Wednesday, 20 April 2016: 11:45 AM
Ponce de Leon C (The Condado Hilton Plaza)
Casey M. Peirano, University at Albany, SUNY, Albany, NY; and K. L. Corbosiero
Manuscript (2.0 MB)

Upper-tropospheric troughs may affect tropical cyclone (TC) intensity in both positive and negative ways. Favorably, the increase of angular momentum near the tropopause by eddy flux convergence (EFC) causes the central pressure of the TC to decrease and the surface winds to increase. Unfavorably, high wind shear tilts the TC vortex from an upright configuration and ventilates the TC with cooler, drier air. Despite increased values of vertical wind shear associated with TC–trough interactions, as many as 78% of these interactions have been found to be favorable for TC intensification (Hanley et al. 2001).

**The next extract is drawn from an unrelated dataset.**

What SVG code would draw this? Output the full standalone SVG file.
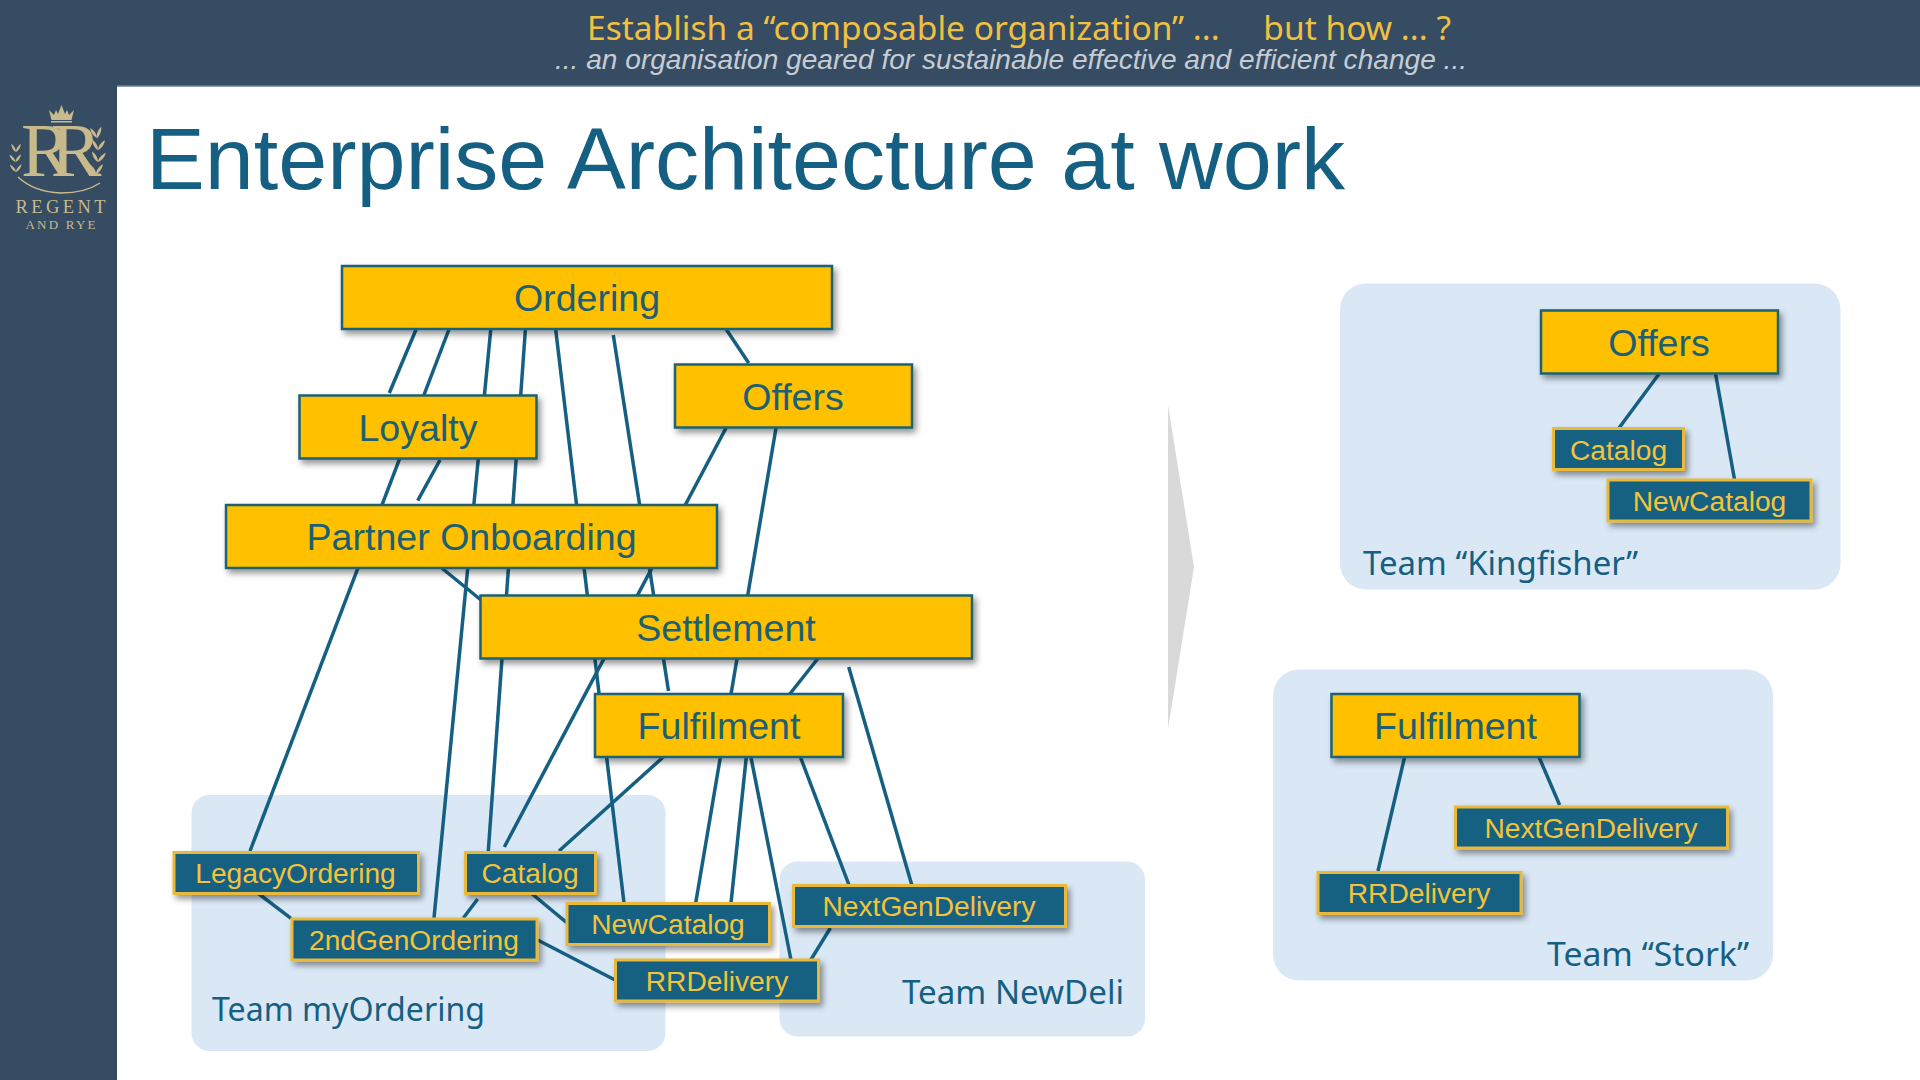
<svg xmlns="http://www.w3.org/2000/svg" width="1920" height="1080" viewBox="0 0 1920 1080">
<defs>
<filter id="sh" x="-10%" y="-20%" width="125%" height="150%"><feDropShadow dx="3" dy="4" stdDeviation="3" flood-color="#000" flood-opacity="0.42"/></filter>
<path id="leaf" d="M0 0C3 -2.500 8 -2.500 12 -1C8 1.500 3 1.500 0 0Z"/>
</defs>
<style>
text{font-family:"Liberation Sans",Arial,sans-serif}
.team{fill:#dae8f6}
.big rect{fill:#ffc000;stroke:#1d6273;stroke-width:2.500;filter:url(#sh)}
.big text{font-size:37.600px;fill:#1d5f72;text-anchor:middle}
.small rect{fill:#156082;stroke:#e8b93a;stroke-width:3;filter:url(#sh)}
.small text{font-size:28.200px;fill:#f2c43a;text-anchor:middle}
.tl{font-family:"Noto Sans",sans-serif;font-size:33px;fill:#156082}
#connectors line{stroke:#156082;stroke-width:3.500;fill:none}
.gold{fill:#c9ba8c}
</style>
<rect width="1920" height="1080" fill="#fff"/>
<g id="frame">
<rect x="0" y="0" width="117" height="1080" fill="#364c63"/>
<rect x="0" y="0" width="1920" height="86" fill="#364c63"/>
<rect x="117" y="85.500" width="1803" height="1.500" fill="#8c9db0"/>
</g>
<g id="logo">
<path class="gold" d="M49 110L54 115L56 110L58 114L61.500 105L65 114L67 110L69 115L74 110L71.500 120H51.500Z"/>
<rect class="gold" x="51" y="121" width="21" height="1.500"/>
<text x="21" y="176" font-size="76" class="gold" style="font-family:'Liberation Serif',serif;letter-spacing:-21px">RR</text>
<path d="M18 177Q34 192 61 193Q85 193 100 183" fill="none" stroke="#c9ba8c" stroke-width="1.500"/>
<g class="gold">
<use href="#leaf" transform="translate(16 172) rotate(-125) scale(.8)"/><use href="#leaf" transform="translate(16 172) rotate(-50) scale(.8)"/>
<use href="#leaf" transform="translate(15.500 162) rotate(-125) scale(.8)"/><use href="#leaf" transform="translate(15.500 162) rotate(-50) scale(.8)"/>
<use href="#leaf" transform="translate(16 152) rotate(-115) scale(.8)"/><use href="#leaf" transform="translate(16 152) rotate(-55) scale(.8)"/>
<use href="#leaf" transform="translate(96 174) rotate(-50)"/><use href="#leaf" transform="translate(96 174) rotate(-120)"/>
<use href="#leaf" transform="translate(98 162) rotate(-45)"/><use href="#leaf" transform="translate(98 162) rotate(-115)"/>
<use href="#leaf" transform="translate(98 150) rotate(-50)"/><use href="#leaf" transform="translate(98 150) rotate(-115)"/>
<use href="#leaf" transform="translate(97 138) rotate(-65)"/><use href="#leaf" transform="translate(97 138) rotate(-120)"/>
</g>
<text x="15.500" y="213" font-size="18.500" class="gold" textLength="90" style="font-family:'Liberation Serif',serif">REGENT</text>
<text x="25.500" y="229" font-size="13" class="gold" textLength="70" style="font-family:'Liberation Serif',serif">AND RYE</text>
</g>
<g id="header">
<text x="587" y="40" font-size="32" fill="#f0c040" textLength="864" lengthAdjust="spacingAndGlyphs" style="font-family:'Noto Sans',sans-serif" xml:space="preserve">Establish a “composable organization” ...     but how ... ?</text>
<text x="555" y="69" font-size="28" fill="#c6ccd4" font-style="italic" textLength="912" lengthAdjust="spacingAndGlyphs">... an organisation geared for sustainable effective and efficient change ...</text>
</g>
<text id="title" x="146" y="189" font-size="88" fill="#156082" textLength="1199" lengthAdjust="spacingAndGlyphs">Enterprise Architecture at work</text>
<g id="teams">
<rect id="team-myordering" class="team" x="191.500" y="795" width="474" height="256" rx="18"/>
<rect id="team-newdeli" class="team" x="779.500" y="861.500" width="365.500" height="175" rx="18"/>
<rect id="team-kingfisher" class="team" x="1340" y="283.500" width="500.500" height="306" rx="26"/>
<rect id="team-stork" class="team" x="1273" y="669.500" width="500" height="311" rx="26"/>
<text class="tl" x="212" y="1020.500" textLength="273" lengthAdjust="spacingAndGlyphs">Team myOrdering</text>
<text class="tl" x="902" y="1004" textLength="222" lengthAdjust="spacingAndGlyphs">Team NewDeli</text>
<text class="tl" x="1363" y="575" textLength="275" lengthAdjust="spacingAndGlyphs">Team “Kingfisher”</text>
<text class="tl" x="1547" y="966" textLength="202" lengthAdjust="spacingAndGlyphs">Team “Stork”</text>
</g>
<polygon id="chevron" points="1168,405 1194,567 1168,729" fill="#d9d9d9"/>
<g id="connectors">
<line x1="416.700" y1="328" x2="389.300" y2="393"/>
<line x1="449.500" y1="328" x2="250" y2="851"/>
<line x1="490.900" y1="328" x2="434" y2="918"/>
<line x1="525.500" y1="328" x2="488.300" y2="851"/>
<line x1="555.500" y1="328" x2="624" y2="903"/>
<line x1="613.300" y1="335" x2="668.500" y2="691"/>
<line x1="726" y1="329" x2="748.700" y2="363"/>
<line x1="440" y1="460" x2="417.700" y2="500.700"/>
<line x1="726" y1="428" x2="504.300" y2="847"/>
<line x1="776" y1="428" x2="695.700" y2="903"/>
<line x1="441.700" y1="568" x2="481" y2="600"/>
<line x1="818.300" y1="658" x2="789" y2="695"/>
<line x1="848.700" y1="667" x2="911.800" y2="885"/>
<line x1="663.300" y1="757" x2="559" y2="851"/>
<line x1="746.400" y1="756" x2="731" y2="903"/>
<line x1="750.700" y1="756" x2="791" y2="960"/>
<line x1="800" y1="756" x2="849" y2="885"/>
<line x1="257.700" y1="893" x2="291" y2="918.300"/>
<line x1="477.700" y1="899" x2="463.300" y2="918"/>
<line x1="531" y1="893" x2="566.700" y2="922.700"/>
<line x1="537.700" y1="940" x2="615" y2="980"/>
<line x1="830.400" y1="928" x2="810.700" y2="960"/>
<line x1="1659" y1="374" x2="1619" y2="428"/>
<line x1="1715.600" y1="374" x2="1734.600" y2="480"/>
<line x1="1404.600" y1="757" x2="1378" y2="871"/>
<line x1="1539" y1="757" x2="1559.600" y2="805"/>
</g>
<g id="n-ordering" class="big"><rect x="342" y="266" width="490" height="63"/><text x="587" y="311">Ordering</text></g>
<g id="n-offers" class="big"><rect x="675" y="364.500" width="237" height="63"/><text x="793" y="409.500">Offers</text></g>
<g id="n-loyalty" class="big"><rect x="299.500" y="395.500" width="237" height="63"/><text x="418" y="440.500">Loyalty</text></g>
<g id="n-partner" class="big"><rect x="226" y="505" width="491" height="63"/><text x="471.500" y="549.500">Partner Onboarding</text></g>
<g id="n-settlement" class="big"><rect x="480.500" y="595.500" width="491.500" height="63"/><text x="726" y="641">Settlement</text></g>
<g id="n-fulfilment" class="big"><rect x="595" y="694" width="248" height="63"/><text x="719" y="739">Fulfilment</text></g>
<g id="n-legacy" class="small"><rect x="174" y="852.500" width="244.500" height="41"/><text x="295.500" y="883">LegacyOrdering</text></g>
<g id="n-catalog" class="small"><rect x="465.500" y="852.500" width="130" height="41"/><text x="530" y="883">Catalog</text></g>
<g id="n-2ndgen" class="small"><rect x="292" y="919" width="245" height="41"/><text x="414" y="950">2ndGenOrdering</text></g>
<g id="n-newcatalog" class="small"><rect x="567" y="903.500" width="202.500" height="41"/><text x="668" y="933.500">NewCatalog</text></g>
<g id="n-rrdelivery" class="small"><rect x="615.500" y="960" width="203" height="41"/><text x="717" y="990.500">RRDelivery</text></g>
<g id="n-nextgen" class="small"><rect x="793.500" y="885.500" width="272" height="41"/><text x="929" y="916">NextGenDelivery</text></g>
<g id="k-offers" class="big"><rect x="1541" y="310.500" width="237" height="63"/><text x="1659" y="356">Offers</text></g>
<g id="k-catalog" class="small"><rect x="1553.500" y="428.500" width="130" height="41"/><text x="1618.500" y="460">Catalog</text></g>
<g id="k-newcatalog" class="small"><rect x="1608" y="480" width="203" height="41"/><text x="1709.500" y="510.500">NewCatalog</text></g>
<g id="s-fulfilment" class="big"><rect x="1331.500" y="694" width="248" height="63"/><text x="1455.500" y="739">Fulfilment</text></g>
<g id="s-nextgen" class="small"><rect x="1455.500" y="807" width="272" height="41"/><text x="1591" y="837.500">NextGenDelivery</text></g>
<g id="s-rrdelivery" class="small"><rect x="1318" y="872.500" width="203" height="41"/><text x="1419" y="902.500">RRDelivery</text></g>
</svg>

Revisiting the problem of TC–trough interactions with a more sophisticated (ERA-Interim) and larger (1979–2014) data set, our preliminary research has focused on the roles of EFC and vertical wind shear in TC intensity change. Results show that the magnitude of the 850–200-hPa vertical wind shear is significantly different between favorable and unfavorable interactions, and shear dominates the effect of EFC on intensification; only 34% of TCs in our sample intensify in the 24 hours following a trough interaction.

To ascertain why some troughs were more detrimental to TC intensity, composites of TC–trough interactions were made. These composites suggest that unfavorable trough interactions tend to be zonally broader and vertically deeper relative to favorable trough interactions. Broader and deeper troughs induce larger environmental wind shear over the TC and lead to a more hostile environment. Additionally, the unfavorable trough is positively titled and more progressive, while the favorable trough is slower and neutral or negatively tilted. The progressive nature of the unfavorable trough allows less time for the TC convection to erode the trough as it approaches, resulting in higher wind shear.